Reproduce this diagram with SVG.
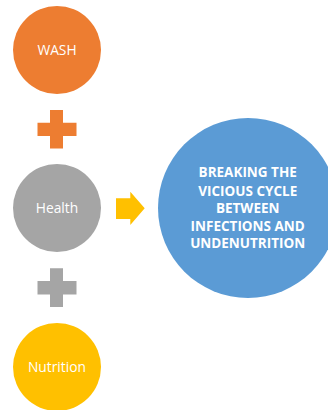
<svg xmlns="http://www.w3.org/2000/svg" width="328" height="410" viewBox="0 0 328 410">
<style>
text{font-family:"Open Sans","Noto Sans","Liberation Sans",sans-serif;fill:#fff;text-anchor:middle}
.s{font-size:13.8px}
.b{font-size:13.5px;font-weight:700}
</style>
<rect width="328" height="410" fill="#fff"/>
<g id="wash"><circle cx="57" cy="50" r="44" fill="#ed7d31"/><text class="s" x="57" y="55">WASH</text></g>
<g id="plus-orange"><path d="M50 110H63V122.700H76.500V136H63V148.500H50V136H37.500V122.700H50Z" fill="#ed7d31"/></g>
<g id="health"><circle cx="57" cy="208" r="44" fill="#a5a5a5"/><text class="s" x="57" y="213">Health</text></g>
<g id="plus-gray"><path d="M50 268.300H63V281H76.500V294.500H63V307H50V294.500H37.500V281H50Z" fill="#a5a5a5"/></g>
<g id="nutrition"><circle cx="57" cy="367" r="44" fill="#ffc000"/><text class="s" x="57" y="371.700">Nutrition</text></g>
<g id="connectors"><path d="M116 198.300H130.300V191.700L144.700 208.300L130.300 225V219H116Z" fill="#ffc000"/></g>
<g id="goal"><circle cx="248" cy="208" r="90" fill="#5b9bd5"/>
<text class="b" x="247.700" y="177.300">BREAKING THE</text>
<text class="b" x="247.700" y="195.500">VICIOUS CYCLE</text>
<text class="b" x="247.700" y="212.800">BETWEEN</text>
<text class="b" x="247.700" y="230.500">INFECTIONS AND</text>
<text class="b" x="247.700" y="248">UNDENUTRITION</text></g>
</svg>
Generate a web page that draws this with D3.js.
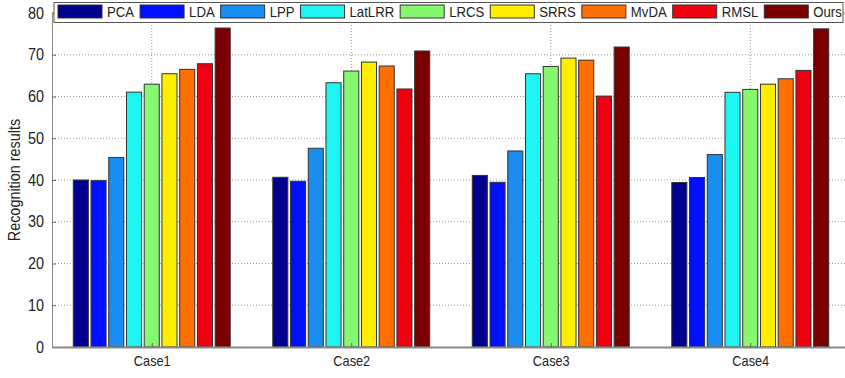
<!DOCTYPE html>
<html><head><meta charset="utf-8">
<script src="https://cdn.jsdelivr.net/npm/d3@7"></script>
<style>body{margin:0;background:#fff}svg{display:block}text{font-family:"Liberation Sans",Arial,sans-serif;fill:#222}</style>
</head><body><div id="c"></div>
<script>
const categories = ["Case1","Case2","Case3","Case4"];
const methods = ["PCA","LDA","LPP","LatLRR","LRCS","SRRS","MvDA","RMSL","Ours"];
const colors = ["#00008f","#0010ff","#1a8ef0","#1ff5f0","#86f870","#ffee00","#ff7000","#ee0010","#7a0000"];
const PCA    = [40.0, 40.65, 41.1, 39.4];
const LDA    = [39.85, 39.7, 39.45, 40.6];
const LPP    = [45.4, 47.6, 46.95, 46.1];
const LatLRR = [61.05, 63.3, 65.45, 61.0];
const LRCS   = [62.95, 66.1, 67.2, 61.7];
const SRRS   = [65.45, 68.25, 69.2, 62.95];
const MvDA   = [66.5, 67.3, 68.7, 64.25];
const RMSL   = [67.85, 61.8, 60.1, 66.25];
const Ours   = [76.4, 70.9, 71.85, 76.2];
const series = [PCA,LDA,LPP,LatLRR,LRCS,SRRS,MvDA,RMSL,Ours];
const yTicks = [0,10,20,30,40,50,60,70,80];
const yLabel = "Recognition results";

const W=845,H=378;
const m={l:52,t:13,r:-5,b:31};
const svg=d3.select("#c").append("svg").attr("width",W).attr("height",H);
const x=d3.scaleLinear().domain([0.5,4.5]).range([m.l,W-m.r]);
const y=d3.scaleLinear().domain([0,80]).range([H-m.b,m.t]);
const groupW=0.8, step=groupW/methods.length;
function condense(sel,f){sel.each(function(){const w=this.getComputedTextLength();d3.select(this).attr("textLength",w*f).attr("lengthAdjust","spacingAndGlyphs");});}

// grid
const g=svg.append("g");
g.selectAll(".hg").data(yTicks.filter(d=>d>0&&d<80)).join("line")
 .attr("x1",x(0.5)).attr("x2",x(4.5)).attr("y1",d=>y(d)).attr("y2",d=>y(d))
 .attr("stroke","#999").attr("stroke-width",1).attr("stroke-dasharray","1,2");
g.selectAll(".vg").data(categories).join("line")
 .attr("x1",(d,i)=>x(i+1)).attr("x2",(d,i)=>x(i+1)).attr("y1",y(0)).attr("y2",y(80))
 .attr("stroke","#999").attr("stroke-width",1).attr("stroke-dasharray","1,2");

// bars
series.forEach((s,j)=>{
  svg.append("g").selectAll("rect").data(s).join("rect")
   .attr("x",(d,i)=>x(i+1-groupW/2+step*j+step*0.075))
   .attr("width",x(step*0.85)-x(0))
   .attr("y",d=>y(d)).attr("height",d=>y(0)-y(d))
   .attr("fill",colors[j]).attr("stroke","#333").attr("stroke-width",1);
});

// axes
const ya=svg.append("g").attr("transform",`translate(${m.l},0)`)
 .call(d3.axisLeft(y).tickValues(yTicks).tickSizeInner(-4).tickSizeOuter(0).tickPadding(8));
ya.select(".domain").attr("stroke","#888");
ya.selectAll(".tick line").attr("stroke","#666");
ya.selectAll("text").attr("font-size",16).style("fill","#222");
condense(ya.selectAll("text"),0.9);
const xa=svg.append("g").attr("transform",`translate(0,${y(0)})`)
 .call(d3.axisBottom(x).tickValues([1,2,3,4]).tickFormat((d,i)=>categories[i]).tickSizeInner(-4).tickSizeOuter(0).tickPadding(8));
xa.select(".domain").attr("stroke","#888").attr("stroke-width",2);
xa.selectAll(".tick line").attr("stroke","#666");
xa.selectAll("text").attr("font-size",15).style("fill","#222");
condense(xa.selectAll("text"),0.85);
svg.append("line").attr("x1",m.l).attr("x2",W).attr("y1",m.t).attr("y2",m.t).attr("stroke","#888");

const yl=svg.append("text").attr("transform",`translate(20,${(m.t+y(0))/2}) rotate(-90)`)
 .attr("text-anchor","middle").attr("font-size",16).text(yLabel);
condense(yl,0.9);

// legend
const lg=svg.append("g");
lg.append("rect").attr("x",54).attr("y",2.5).attr("width",789).attr("height",20)
 .attr("fill","#fff").attr("stroke","#555");
let lx=58;
methods.forEach((mname,j)=>{
  lg.append("rect").attr("x",lx).attr("y",5).attr("width",44).attr("height",13)
   .attr("fill",colors[j]).attr("stroke","#333");
  const t=lg.append("text").attr("x",lx+49).attr("y",17).attr("font-size",14).text(mname);
  const w=t.node().getComputedTextLength()*0.94;
  t.attr("textLength",w).attr("lengthAdjust","spacingAndGlyphs");
  lx+=49+w+6;
});
</script></body></html>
+===+
• _Written task_: Copy each line above precisely, dropping the pictures.

• _Expected answer_:
Reproduce this diagram with SVG.
<svg xmlns="http://www.w3.org/2000/svg" width="328" height="410" viewBox="0 0 328 410">
<style>
text{font-family:"Open Sans","Noto Sans","Liberation Sans",sans-serif;fill:#fff;text-anchor:middle}
.s{font-size:13.8px}
.b{font-size:13.5px;font-weight:700}
</style>
<rect width="328" height="410" fill="#fff"/>
<g id="wash"><circle cx="57" cy="50" r="44" fill="#ed7d31"/><text class="s" x="57" y="55">WASH</text></g>
<g id="plus-orange"><path d="M50 110H63V122.700H76.500V136H63V148.500H50V136H37.500V122.700H50Z" fill="#ed7d31"/></g>
<g id="health"><circle cx="57" cy="208" r="44" fill="#a5a5a5"/><text class="s" x="57" y="213">Health</text></g>
<g id="plus-gray"><path d="M50 268.300H63V281H76.500V294.500H63V307H50V294.500H37.500V281H50Z" fill="#a5a5a5"/></g>
<g id="nutrition"><circle cx="57" cy="367" r="44" fill="#ffc000"/><text class="s" x="57" y="371.700">Nutrition</text></g>
<g id="connectors"><path d="M116 198.300H130.300V191.700L144.700 208.300L130.300 225V219H116Z" fill="#ffc000"/></g>
<g id="goal"><circle cx="248" cy="208" r="90" fill="#5b9bd5"/>
<text class="b" x="247.700" y="177.300">BREAKING THE</text>
<text class="b" x="247.700" y="195.500">VICIOUS CYCLE</text>
<text class="b" x="247.700" y="212.800">BETWEEN</text>
<text class="b" x="247.700" y="230.500">INFECTIONS AND</text>
<text class="b" x="247.700" y="248">UNDENUTRITION</text></g>
</svg>
Generate a web page that draws this with D3.js.
<!DOCTYPE html>
<html><head><meta charset="utf-8">
<script src="https://cdn.jsdelivr.net/npm/d3@7"></script>
<style>body{margin:0;background:#fff}svg{display:block}text{font-family:"Liberation Sans",Arial,sans-serif;fill:#222}</style>
</head><body><div id="c"></div>
<script>
const categories = ["Case1","Case2","Case3","Case4"];
const methods = ["PCA","LDA","LPP","LatLRR","LRCS","SRRS","MvDA","RMSL","Ours"];
const colors = ["#00008f","#0010ff","#1a8ef0","#1ff5f0","#86f870","#ffee00","#ff7000","#ee0010","#7a0000"];
const PCA    = [40.0, 40.65, 41.1, 39.4];
const LDA    = [39.85, 39.7, 39.45, 40.6];
const LPP    = [45.4, 47.6, 46.95, 46.1];
const LatLRR = [61.05, 63.3, 65.45, 61.0];
const LRCS   = [62.95, 66.1, 67.2, 61.7];
const SRRS   = [65.45, 68.25, 69.2, 62.95];
const MvDA   = [66.5, 67.3, 68.7, 64.25];
const RMSL   = [67.85, 61.8, 60.1, 66.25];
const Ours   = [76.4, 70.9, 71.85, 76.2];
const series = [PCA,LDA,LPP,LatLRR,LRCS,SRRS,MvDA,RMSL,Ours];
const yTicks = [0,10,20,30,40,50,60,70,80];
const yLabel = "Recognition results";

const W=845,H=378;
const m={l:52,t:13,r:-5,b:31};
const svg=d3.select("#c").append("svg").attr("width",W).attr("height",H);
const x=d3.scaleLinear().domain([0.5,4.5]).range([m.l,W-m.r]);
const y=d3.scaleLinear().domain([0,80]).range([H-m.b,m.t]);
const groupW=0.8, step=groupW/methods.length;
function condense(sel,f){sel.each(function(){const w=this.getComputedTextLength();d3.select(this).attr("textLength",w*f).attr("lengthAdjust","spacingAndGlyphs");});}

// grid
const g=svg.append("g");
g.selectAll(".hg").data(yTicks.filter(d=>d>0&&d<80)).join("line")
 .attr("x1",x(0.5)).attr("x2",x(4.5)).attr("y1",d=>y(d)).attr("y2",d=>y(d))
 .attr("stroke","#999").attr("stroke-width",1).attr("stroke-dasharray","1,2");
g.selectAll(".vg").data(categories).join("line")
 .attr("x1",(d,i)=>x(i+1)).attr("x2",(d,i)=>x(i+1)).attr("y1",y(0)).attr("y2",y(80))
 .attr("stroke","#999").attr("stroke-width",1).attr("stroke-dasharray","1,2");

// bars
series.forEach((s,j)=>{
  svg.append("g").selectAll("rect").data(s).join("rect")
   .attr("x",(d,i)=>x(i+1-groupW/2+step*j+step*0.075))
   .attr("width",x(step*0.85)-x(0))
   .attr("y",d=>y(d)).attr("height",d=>y(0)-y(d))
   .attr("fill",colors[j]).attr("stroke","#333").attr("stroke-width",1);
});

// axes
const ya=svg.append("g").attr("transform",`translate(${m.l},0)`)
 .call(d3.axisLeft(y).tickValues(yTicks).tickSizeInner(-4).tickSizeOuter(0).tickPadding(8));
ya.select(".domain").attr("stroke","#888");
ya.selectAll(".tick line").attr("stroke","#666");
ya.selectAll("text").attr("font-size",16).style("fill","#222");
condense(ya.selectAll("text"),0.9);
const xa=svg.append("g").attr("transform",`translate(0,${y(0)})`)
 .call(d3.axisBottom(x).tickValues([1,2,3,4]).tickFormat((d,i)=>categories[i]).tickSizeInner(-4).tickSizeOuter(0).tickPadding(8));
xa.select(".domain").attr("stroke","#888").attr("stroke-width",2);
xa.selectAll(".tick line").attr("stroke","#666");
xa.selectAll("text").attr("font-size",15).style("fill","#222");
condense(xa.selectAll("text"),0.85);
svg.append("line").attr("x1",m.l).attr("x2",W).attr("y1",m.t).attr("y2",m.t).attr("stroke","#888");

const yl=svg.append("text").attr("transform",`translate(20,${(m.t+y(0))/2}) rotate(-90)`)
 .attr("text-anchor","middle").attr("font-size",16).text(yLabel);
condense(yl,0.9);

// legend
const lg=svg.append("g");
lg.append("rect").attr("x",54).attr("y",2.5).attr("width",789).attr("height",20)
 .attr("fill","#fff").attr("stroke","#555");
let lx=58;
methods.forEach((mname,j)=>{
  lg.append("rect").attr("x",lx).attr("y",5).attr("width",44).attr("height",13)
   .attr("fill",colors[j]).attr("stroke","#333");
  const t=lg.append("text").attr("x",lx+49).attr("y",17).attr("font-size",14).text(mname);
  const w=t.node().getComputedTextLength()*0.94;
  t.attr("textLength",w).attr("lengthAdjust","spacingAndGlyphs");
  lx+=49+w+6;
});
</script></body></html>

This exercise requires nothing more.